WHAT IS BEING ASKED:
In the lines below, output everything from the first line through the line containing "yticks = [0, 20, 40, 60, 80, 100, 120, 140, 160]" exactly as it is. Pictures are not part of the output.
►
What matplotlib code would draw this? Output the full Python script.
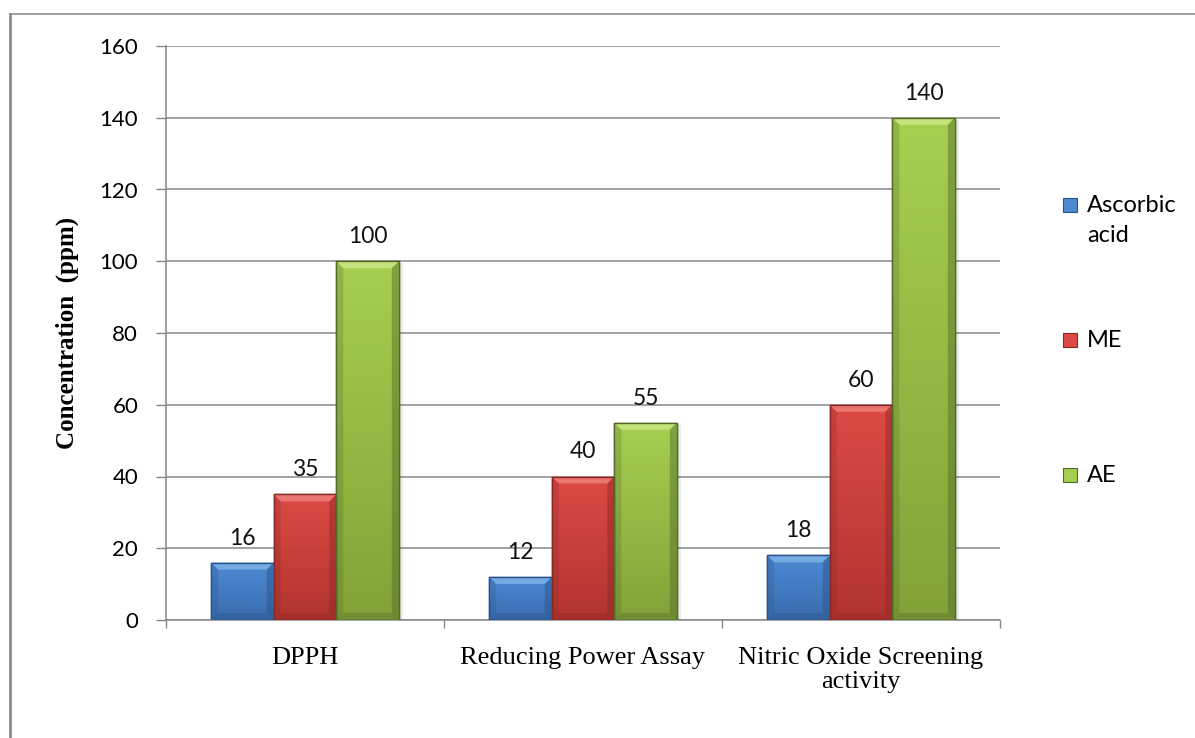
#!/usr/bin/python

'''
Bar chart of the concentration (ppm) needed by ascorbic acid, ME and AE
in three antioxidant assays.
'''

import numpy as np
import matplotlib
matplotlib.use('Agg')
import matplotlib.pyplot as plt
from matplotlib.patches import Polygon, Rectangle
from matplotlib.lines import Line2D
from matplotlib.colors import LinearSegmentedColormap

assays = ['DPPH', 'Reducing Power Assay', 'Nitric Oxide Screening\nactivity']
series = ['Ascorbic\nacid', 'ME', 'AE']
ascorbic = [16, 12, 18]
me = [35, 40, 60]
ae = [100, 55, 140]
yticks = [0, 20, 40, 60, 80, 100, 120, 140, 160]

# (top of gradient, bottom of gradient, bevel light, edge dark)
palette = [('#4d8ad4', '#3a6cae', '#7aaee6', '#2a5288'),
           ('#dc4a45', '#b2342f', '#ee7b76', '#8a2826'),
           ('#a6cf50', '#82a238', '#c8e680', '#52692a')]

W, H = 1195, 738
fig = plt.figure(figsize=(W / 100, H / 100), dpi=100)
ax = fig.add_axes([166 / W, 1 - 620 / H, (1000 - 166) / W, (620 - 46) / H])

sans = ['Lato', 'DejaVu Sans']
serif = ['Liberation Serif', 'DejaVu Serif']
gray = '#878787'

x = np.arange(len(assays)) + 0.5
width = 0.225
offsets = [-width, 0, width]

ax.set_xlim(0, 3)
ax.set_ylim(0, 160)

# pixel -> data scale, used to size bevels
px_x = 3.0 / (1000 - 166)
px_y = 160.0 / (620 - 46)
bev_x = 7 * px_x
bev_y = 7 * px_y

for k, vals in enumerate([ascorbic, me, ae]):
    top, bottom, light, dark = palette[k]
    cmap = LinearSegmentedColormap.from_list('g%d' % k, [bottom, top])
    bars = ax.bar(x + offsets[k], vals, width, color=top, edgecolor=dark,
                  linewidth=1.0, zorder=3)
    for b in bars:
        x0 = b.get_x()
        x1 = x0 + b.get_width()
        h = b.get_height()
        # faint drop shadow on the right
        ax.add_patch(Rectangle((x1, 0), 4 * px_x, h - 2 * px_y,
                               facecolor='#000000', alpha=0.08,
                               linewidth=0, zorder=2))
        grad = np.linspace(0, 1, 100).reshape(-1, 1)
        im = ax.imshow(grad, cmap=cmap, aspect='auto', origin='lower',
                       extent=[x0, x1, 0, h], zorder=3.1)
        im.set_clip_path(b)
        # bevel: lit top, darker sides and base
        ax.add_patch(Polygon([(x0, h), (x1, h), (x1 - bev_x, h - bev_y),
                              (x0 + bev_x, h - bev_y)],
                             closed=True, facecolor=light, edgecolor='none',
                             alpha=0.9, zorder=3.2))
        ax.add_patch(Polygon([(x0, 0), (x1, 0), (x1 - bev_x, bev_y),
                              (x0 + bev_x, bev_y)],
                             closed=True, facecolor=dark, edgecolor='none',
                             alpha=0.35, zorder=3.2))
        ax.add_patch(Polygon([(x0, 0), (x0, h), (x0 + bev_x, h - bev_y),
                              (x0 + bev_x, bev_y)],
                             closed=True, facecolor=dark, edgecolor='none',
                             alpha=0.25, zorder=3.2))
        ax.add_patch(Polygon([(x1, 0), (x1, h), (x1 - bev_x, h - bev_y),
                              (x1 - bev_x, bev_y)],
                             closed=True, facecolor=dark, edgecolor='none',
                             alpha=0.45, zorder=3.2))
        ax.add_patch(Rectangle((x0, 0), x1 - x0, h, facecolor='none',
                               edgecolor=dark, linewidth=1.0, zorder=3.3))
        ax.annotate('%d' % h, (b.get_x() + b.get_width() / 2, h),
                    xytext=(0, 13), textcoords='offset points',
                    ha='center', va='baseline', fontsize=16.5,
                    family=sans, color='#111111')

# axes styling
ax.set_yticks(yticks)
ax.set_yticklabels([str(t) for t in yticks], fontsize=16, family=sans)
ax.yaxis.grid(True, color=gray, linewidth=1.1, zorder=0)
ax.set_axisbelow(True)
ax.tick_params(axis='y', length=7, width=1, color=gray, pad=13)
ax.set_xticks([0, 1, 2, 3])
ax.set_xticklabels([])
ax.tick_params(axis='x', length=6, width=1, color=gray, direction='out')
for i, name in enumerate(assays):
    ax.text(x[i], -7.6, name, ha='center', va='top', fontsize=19,
            family=serif, linespacing=1.08, color='black')
for s in ['top', 'right']:
    ax.spines[s].set_visible(False)
for s in ['left', 'bottom']:
    ax.spines[s].set_color(gray)
    ax.spines[s].set_linewidth(1.1)

fig.text(67 / W, 1 - 333 / H, 'Concentration  (ppm)', rotation=90,
         ha='center', va='center', fontsize=18, fontweight='bold',
         family=serif)

# legend on the right
ys = [205, 340, 475]
for i, name in enumerate(series):
    top, bottom, light, dark = palette[i]
    fig.add_artist(Rectangle((1063 / W, 1 - (ys[i] + 7) / H), 14 / W, 14 / H,
                             transform=fig.transFigure, facecolor=top,
                             edgecolor=dark, linewidth=0.8))
    fig.text(1087 / W, 1 - (ys[i] - 10) / H, name, ha='left', va='top',
             fontsize=17, family=sans, linespacing=1.55)

# chart frame
fig.add_artist(Line2D([10 / W, 10 / W], [0, 1 - 14 / H],
                      transform=fig.transFigure, color='#8c8c8c',
                      linewidth=2))
fig.add_artist(Line2D([10 / W, 1], [1 - 14 / H, 1 - 14 / H],
                      transform=fig.transFigure, color='#8c8c8c',
                      linewidth=1.2))

fig.savefig('out.png', dpi=100)
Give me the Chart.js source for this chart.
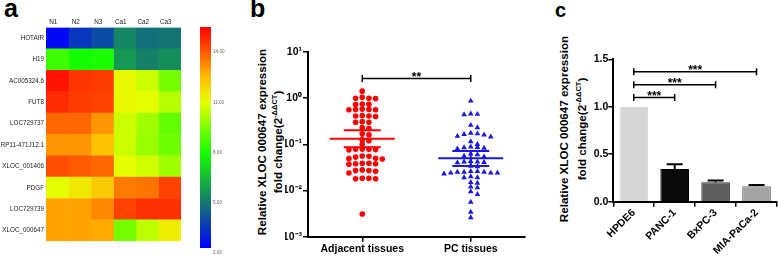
<!DOCTYPE html>
<html><head><meta charset="utf-8">
<script src="https://cdn.jsdelivr.net/npm/chart.js@4.4.1/dist/chart.umd.min.js"></script>
<style>
html,body{margin:0;padding:0;background:#fff;width:778px;height:259px;overflow:hidden;font-family:"Liberation Sans",Arial,sans-serif;}
canvas{position:absolute;}
.letter{position:absolute;font-weight:bold;color:#000;line-height:1;}
.ytitle{position:absolute;font-weight:bold;font-size:11.6px;white-space:nowrap;line-height:1;color:#000;transform:translate(-50%,-50%) rotate(-90deg);}
.ytitle sup{font-size:7.5px;vertical-align:5px;line-height:0;}
</style></head><body>
<div class="letter" style="left:4px;top:-4.5px;font-size:25px">a</div>
<div class="letter" style="left:250px;top:-4px;font-size:25px">b</div>
<div class="letter" style="left:555px;top:0px;font-size:20px">c</div>

<div class="ytitle" style="left:262px;top:142px">Relative XLOC 000647 expression</div>
<div class="ytitle" style="left:278px;top:142px">fold change(2<sup>-ΔΔCT</sup>)</div>
<div class="ytitle" style="left:564px;top:129px">Relative XLOC 000647 expression</div>
<div class="ytitle" style="left:582px;top:129px">fold change(2<sup>-ΔΔCT</sup>)</div>

<canvas id="ca" width="182" height="242" style="left:0px;top:5px"></canvas>
<canvas id="cbar" width="40" height="244" style="left:195px;top:15px"></canvas>
<canvas id="cb" width="250" height="229" style="left:285px;top:30px"></canvas>
<canvas id="cc" width="188" height="229" style="left:590px;top:30px"></canvas>

<script>
// ---------- Panel a: heatmap data ----------
const heatRows = ['HOTAIR','H19','AC005324.6','FUT8','LOC729737','RP11-471J12.1','XLOC_001406','PDGF','LOC729739','XLOC_000647'];
const heatCols = ['N1','N2','N3','Ca1','Ca2','Ca3'];
const heatN1  = [2.5, 8.6, 15.2, 14.8, 13.8, 13.1, 14.2, 11.0, 12.9, 12.9];
const heatN2  = [3.5, 8.0, 14.6, 14.5, 13.8, 13.1, 14.0, 11.5, 12.9, 12.9];
const heatN3  = [4.0, 8.1, 14.5, 14.4, 13.1, 12.4, 13.8, 12.2, 13.3, 12.8];
const heatCa1 = [5.3, 5.7, 11.1, 11.1, 10.6, 10.6, 11.0, 13.5, 14.4, 9.4];
const heatCa2 = [4.8, 5.2, 10.6, 11.0, 10.0, 9.9, 10.7, 13.6, 14.7, 10.4];
const heatCa3 = [4.9, 5.5, 9.4, 10.3, 9.1, 9.3, 10.0, 14.4, 14.7, 11.4];
const colorbarTicks = [2, 5, 8, 11, 14];
const colorbarRange = [2.3, 15.5];

// ---------- Panel b: scatter data ----------
const groupNames = ['Adjacent tissues','PC tissues'];
const adjacentValues = [1.42,
 1.05, 1.0, 1.0, 0.98,
 0.75, 0.74, 0.73,
 0.58, 0.57, 0.57, 0.56, 0.56,
 0.42, 0.41, 0.41, 0.40,
 0.31, 0.30, 0.30,
 0.23, 0.22,
 0.17, 0.16,
 0.125, 0.12,
 0.10,
 0.079, 0.078, 0.078, 0.077, 0.076,
 0.056, 0.055, 0.053, 0.050, 0.049, 0.048,
 0.039, 0.039, 0.038, 0.038, 0.037,
 0.028, 0.027, 0.027, 0.026, 0.024,
 0.0185, 0.0185, 0.018, 0.018,
 0.0031];
const pcValues = [0.87,
 0.46, 0.45, 0.44,
 0.26, 0.23,
 0.175, 0.17, 0.165, 0.16, 0.15, 0.145,
 0.115,
 0.10, 0.088, 0.086, 0.085, 0.083, 0.08,
 0.062, 0.06, 0.056, 0.054,
 0.043, 0.042, 0.042, 0.041, 0.04,
 0.034, 0.033,
 0.026, 0.026, 0.025, 0.025, 0.025, 0.024, 0.024, 0.024, 0.023,
 0.02, 0.019, 0.019,
 0.015, 0.0145,
 0.012, 0.0115,
 0.0095, 0.0083, 0.0056, 0.0034, 0.0026];
const groupMean  = [0.132, 0.050];
const groupUpper = [0.203, 0.072];
const groupLower = [0.086, 0.034];
const yTicksB = [0.001, 0.01, 0.1, 1, 10];
const yTickLabelsB = ['10⁻³','10⁻²','10⁻¹','10⁰','10¹'];
const sigBFrom = 0, sigBTo = 1, sigBLevel = 2.67, sigBLabel = '**';

// ---------- Panel c: bar data ----------
const cellLines = ['HPDE6','PANC-1','BxPC-3','MIA-PaCa-2'];
const cellMeans = [1.0, 0.345, 0.205, 0.162];
const cellSEM   = [0, 0.05, 0.017, 0.014];
const sigCFrom  = [0, 0, 0];
const sigCTo    = [1, 2, 3];
const sigCLevel = [1.097, 1.231, 1.368];
const sigCLabel = ['***','***','***'];

// ---------- styles ----------
Chart.defaults.font.family = '"Liberation Sans", Arial, sans-serif';
const cmapValues = [2.3, 5, 8, 11, 12.5, 14, 15.5];
const cmapColors = [[0,0,255],[20,120,110],[20,255,0],[230,255,0],[255,190,0],[255,90,0],[255,0,0]];
function valueToColor(v){
  if (v <= cmapValues[0]) return 'rgb(' + cmapColors[0].join(',') + ')';
  for (let i = 1; i < cmapValues.length; i++){
    if (v <= cmapValues[i]){
      const f = (v - cmapValues[i-1]) / (cmapValues[i] - cmapValues[i-1]);
      const a = cmapColors[i-1], b = cmapColors[i];
      return 'rgb(' + a.map((c,k) => Math.round(c + (b[k]-c)*f)).join(',') + ')';
    }
  }
  return 'rgb(' + cmapColors[cmapColors.length-1].join(',') + ')';
}
const noInteract = {responsive:false, animation:false, events:[]};

// ---------- heatmap ----------
const heatByCol = [heatN1, heatN2, heatN3, heatCa1, heatCa2, heatCa3];
new Chart(document.getElementById('ca'), {
  type:'bar',
  data:{
    labels: heatRows,
    datasets: heatCols.map((c, ci) => ({
      label: c,
      data: heatRows.map(() => 1),
      backgroundColor: heatByCol[ci].map(valueToColor),
      borderWidth: 0, barPercentage: 1, categoryPercentage: 1
    }))
  },
  options:{
    ...noInteract, indexAxis:'y',
    layout:{padding:{left:0,right:1,top:0,bottom:0}},
    plugins:{legend:{display:false}, tooltip:{enabled:false}},
    scales:{
      x:{type:'linear', stacked:true, min:0, max:heatCols.length, display:false},
      xTop:{type:'category', labels:heatCols, position:'top', offset:true,
        grid:{display:false, drawTicks:false, tickLength:0}, border:{display:false},
        afterFit: s => { s.height = 22.5; },
        ticks:{font:{size:6.4}, color:'#222', padding:1, maxRotation:0, labelOffset:-4}},
      y:{type:'category', stacked:true, grid:{display:false, drawTicks:false, tickLength:0}, border:{display:false},
        afterFit: s => { s.width = 46; },
        ticks:{font:{size:6.3}, color:'#222', padding:2, autoSkip:false}}
    }
  }
});

// ---------- colorbar ----------
new Chart(document.getElementById('cbar'), {
  type:'bar',
  data:{labels:['scale'], datasets:[{
    data:[colorbarRange],
    backgroundColor: ctx => {
      const ch = ctx.chart, ca = ch.chartArea;
      if (!ca) return '#888';
      const g = ch.ctx.createLinearGradient(0, ca.bottom, 0, ca.top);
      cmapValues.forEach((v,i) => {
        const f = (v - colorbarRange[0]) / (colorbarRange[1] - colorbarRange[0]);
        g.addColorStop(Math.min(1, Math.max(0, f)), 'rgb(' + cmapColors[i].join(',') + ')');
      });
      return g;
    },
    borderWidth:0, barPercentage:1, categoryPercentage:1
  }]},
  options:{
    ...noInteract,
    layout:{padding:{left:5,right:0,top:12,bottom:11}},
    plugins:{legend:{display:false}, tooltip:{enabled:false}},
    scales:{
      x:{display:false},
      y:{position:'right', min:colorbarRange[0], max:colorbarRange[1],
        afterBuildTicks: s => { s.ticks = colorbarTicks.map(v => ({value:v})); },
        afterFit: s => { s.width = 24; },
        grid:{display:false, drawTicks:false, tickLength:0}, border:{display:false},
        ticks:{callback: v => Number(v).toFixed(2), font:{size:4.6}, color:'#666', padding:2, autoSkip:false}}
    }
  }
});

// ---------- row-based dot-plot layout (points of similar value share a row) ----------
const PX_PER_DECADE = 46.2, PX_PER_XUNIT = 108.5, DOT = 6.67, ROW_TOL = 4.0;
function dotRows(values, center){
  const sorted = values.slice().sort((a,b) => b - a);
  const rows = [];
  sorted.forEach(v => {
    const ypx = Math.log10(v) * PX_PER_DECADE;
    const row = rows[rows.length - 1];
    if (row && Math.abs(row.start - ypx) < ROW_TOL) row.vals.push(v);
    else rows.push({start: ypx, vals: [v]});
  });
  const out = [];
  rows.forEach(r => {
    r.vals.forEach((v, i) => {
      const col = i === 0 ? 0 : (i % 2 === 1 ? (i + 1) / 2 : -i / 2);
      out.push({x: center + col * DOT / PX_PER_XUNIT, y: v});
    });
  });
  return out;
}

const groupColors = ['#ff0000', '#1a1ae0'];
const axisStyle = {grid:{drawOnChartArea:false, tickLength:5, color:'#000', lineWidth:1.5}, border:{color:'#000', width:2}};

function drawBracket(ctx, x1, x2, y, label){
  ctx.save();
  ctx.strokeStyle = '#000'; ctx.lineWidth = 1.5;
  ctx.beginPath();
  ctx.moveTo(x1, y); ctx.lineTo(x2, y);
  ctx.moveTo(x1, y - 3.5); ctx.lineTo(x1, y + 3.5);
  ctx.moveTo(x2, y - 3.5); ctx.lineTo(x2, y + 3.5);
  ctx.stroke();
  ctx.fillStyle = '#000';
  ctx.font = 'bold 12px "Liberation Sans", Arial, sans-serif';
  ctx.textAlign = 'center'; ctx.textBaseline = 'alphabetic';
  ctx.fillText(label, (x1 + x2) / 2, y + 2.5);
  ctx.restore();
}

// ---------- scatter ----------
new Chart(document.getElementById('cb'), {
  type:'scatter',
  data:{datasets:[
    {data: dotRows(adjacentValues, 1), pointStyle:'circle', pointRadius:2.8, backgroundColor:groupColors[0], borderWidth:0},
    {data: dotRows(pcValues, 2), pointStyle:'triangle', pointRadius:3.3, backgroundColor:groupColors[1], borderWidth:0}
  ]},
  options:{
    ...noInteract,
    layout:{padding:{top:22, right:10, left:0, bottom:0}},
    plugins:{legend:{display:false}, tooltip:{enabled:false}},
    scales:{
      x:{type:'linear', min:0.5, max:2.5, ...axisStyle,
        afterBuildTicks: s => { s.ticks = groupNames.map((n,i) => ({value:i+1})); },
        afterFit: s => { s.height = 22.3; },
        ticks:{callback:(v,i) => groupNames[i], font:{size:10.5, weight:'bold'}, color:'#000', padding:1, maxRotation:0, autoSkip:false}},
      y:{type:'logarithmic', min:yTicksB[0], max:yTicksB[yTicksB.length-1], ...axisStyle,
        afterBuildTicks: s => { s.ticks = yTicksB.map(v => ({value:v})); },
        afterFit: s => { s.width = 23; },
        ticks:{callback:(v,i) => yTickLabelsB[i], font:{size:10.5, weight:'bold'}, color:'#000', padding:1, autoSkip:false}}
    }
  },
  plugins:[{id:'summary', afterDatasetsDraw(chart){
    const {ctx, scales:{x, y}} = chart;
    ctx.save();
    groupMean.forEach((m, i) => {
      const cx = x.getPixelForValue(i + 1);
      const ym = y.getPixelForValue(m), yu = y.getPixelForValue(groupUpper[i]), yl = y.getPixelForValue(groupLower[i]);
      ctx.strokeStyle = groupColors[i]; ctx.lineWidth = 2;
      ctx.beginPath();
      ctx.moveTo(cx - 32.5, ym); ctx.lineTo(cx + 32.5, ym);
      ctx.moveTo(cx, yu); ctx.lineTo(cx, yl);
      ctx.moveTo(cx - 18.5, yu); ctx.lineTo(cx + 18.5, yu);
      ctx.moveTo(cx - 18.5, yl); ctx.lineTo(cx + 18.5, yl);
      ctx.stroke();
    });
    ctx.restore();
    drawBracket(ctx, x.getPixelForValue(sigBFrom + 1), x.getPixelForValue(sigBTo + 1), y.getPixelForValue(sigBLevel), sigBLabel);
  }}]
});

// ---------- bar chart ----------
const cellColors  = ['#d6d6d6', '#0a0a0a', '#5e5e5e', '#a3a3a3'];
const cellBorders = ['#d6d6d6', '#000000', '#333333', '#6e6e6e'];
new Chart(document.getElementById('cc'), {
  type:'bar',
  data:{labels: cellLines, datasets:[{data: cellMeans, backgroundColor: cellColors, borderColor: cellBorders,
    borderWidth: 1, barPercentage: 0.7, categoryPercentage: 1}]},
  options:{
    ...noInteract,
    layout:{padding:{top:29.3, right:1, left:0, bottom:0}},
    plugins:{legend:{display:false}, tooltip:{enabled:false}},
    scales:{
      x:{...axisStyle, afterFit: s => { s.height = 57.3; },
        ticks:{maxRotation:45, minRotation:45, font:{size:10.5, weight:'bold'}, color:'#000', padding:0, autoSkip:false}},
      y:{min:0, max:1.5, ...axisStyle, afterFit: s => { s.width = 23.3; },
        ticks:{stepSize:0.5, callback: v => Number(v).toFixed(1), font:{size:10.5, weight:'bold'}, color:'#000', padding:0}}
    }
  },
  plugins:[{id:'errs', afterDatasetsDraw(chart){
    const {ctx, scales:{x, y}} = chart;
    ctx.save();
    ctx.strokeStyle = '#000'; ctx.lineWidth = 2;
    cellMeans.forEach((m, i) => {
      if (!cellSEM[i]) return;
      const cx = x.getPixelForValue(i), y0 = y.getPixelForValue(m), y1 = y.getPixelForValue(m + cellSEM[i]);
      ctx.beginPath();
      ctx.moveTo(cx, y0); ctx.lineTo(cx, y1);
      ctx.moveTo(cx - 8, y1); ctx.lineTo(cx + 8, y1);
      ctx.stroke();
    });
    ctx.restore();
    sigCLevel.forEach((lv, i) => drawBracket(ctx, x.getPixelForValue(sigCFrom[i]), x.getPixelForValue(sigCTo[i]), y.getPixelForValue(lv), sigCLabel[i]));
  }}]
});
</script>
</body></html>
◄
COMPLETE OUTPUT:
What matplotlib code would draw this? Output the full Python script.
#!/usr/bin/python

'''
Bar chart of the concentration (ppm) needed by ascorbic acid, ME and AE
in three antioxidant assays.
'''

import numpy as np
import matplotlib
matplotlib.use('Agg')
import matplotlib.pyplot as plt
from matplotlib.patches import Polygon, Rectangle
from matplotlib.lines import Line2D
from matplotlib.colors import LinearSegmentedColormap

assays = ['DPPH', 'Reducing Power Assay', 'Nitric Oxide Screening\nactivity']
series = ['Ascorbic\nacid', 'ME', 'AE']
ascorbic = [16, 12, 18]
me = [35, 40, 60]
ae = [100, 55, 140]
yticks = [0, 20, 40, 60, 80, 100, 120, 140, 160]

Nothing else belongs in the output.